Welcome to Super-Kamiokande!

One of Super-Kamiokande’s (Super-K) main research topics is the “neutrino.” Neutrinos are a type of elementary particle, like electrons and quarks, but since they have no electric charge they interact with matter only very rarely. For this reason a large amount of material is needed to detect them and this is why the Super-K tank holds 50,000 tons of ultra-pure water. Though it was once believed that neutrinos do not have mass, Super-K’s discovery of neutrino oscillations (a phenomena in which neutrinos change their type) revealed that they are in fact massive. This experimental breakthrough illustrated that the standard model of elementary particles is incomplete and opened the door for future models.

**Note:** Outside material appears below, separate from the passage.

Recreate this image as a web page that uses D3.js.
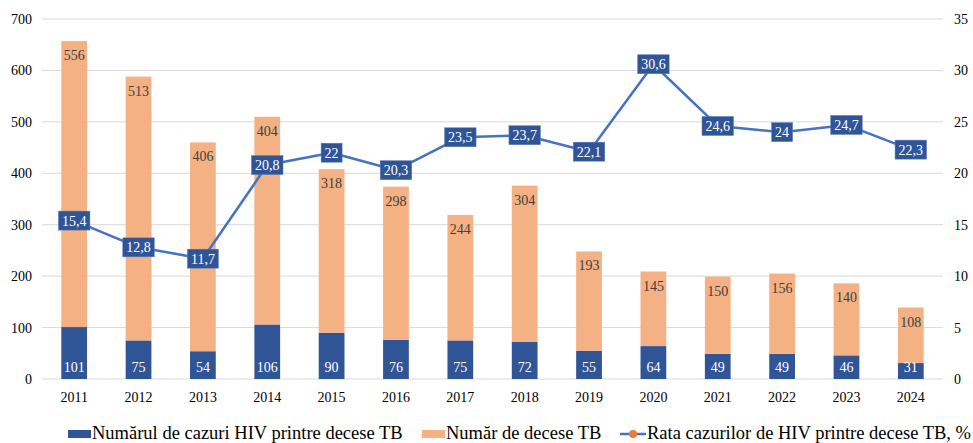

Since neutrinos interact only weakly with matter they can be used to investigate both the deep interior of stars and the far reaches of the universe. For example, we can observe not only the core of our sun, whose nuclear fusion creates the light that powers the Earth, but also the moment when the central core of a massive star collapses as a supernova burst using the neutrinos these processes create. In addition, the neutrinos from all supernovae that have occurred since the beginning of the universe are flying all around us today and we can use these “relic” neutrinos to study the history of the universe.

Another important research topic at Super-K is the search for proton decay. If the proton is the lightest member of its particle family, the law of conservation of energy prohibits it from decaying. However, if, for example, electrons, neutrinos, and pions are all members of the proton family, it would be possible for the proton to decay and produce them since they are all lighter particles. Observing the decay of a proton would verify that these particles are part of the same family and thereby provide direct evidence for Grand Unified Theories, a class of theories which extend the standard model of elementary particles.

Since August 2020, the rare earth element gadolinium has been introduced into the SK detector, starting a new period of observations. The addition of gadolinium improves SK’s ability to observe neutrinos and enables the first ever observation of “supernova relic neutrinos”(SRNs). SRNs are produced by many supernova explosions occurred since the beginning of the universe. So, we should be able to investigate the history of the universe through the observation of SRNs.

Finally, I would like to thank you for your interest in Super-K and ask that you keep watching for our future results.

Masayuki Nakahata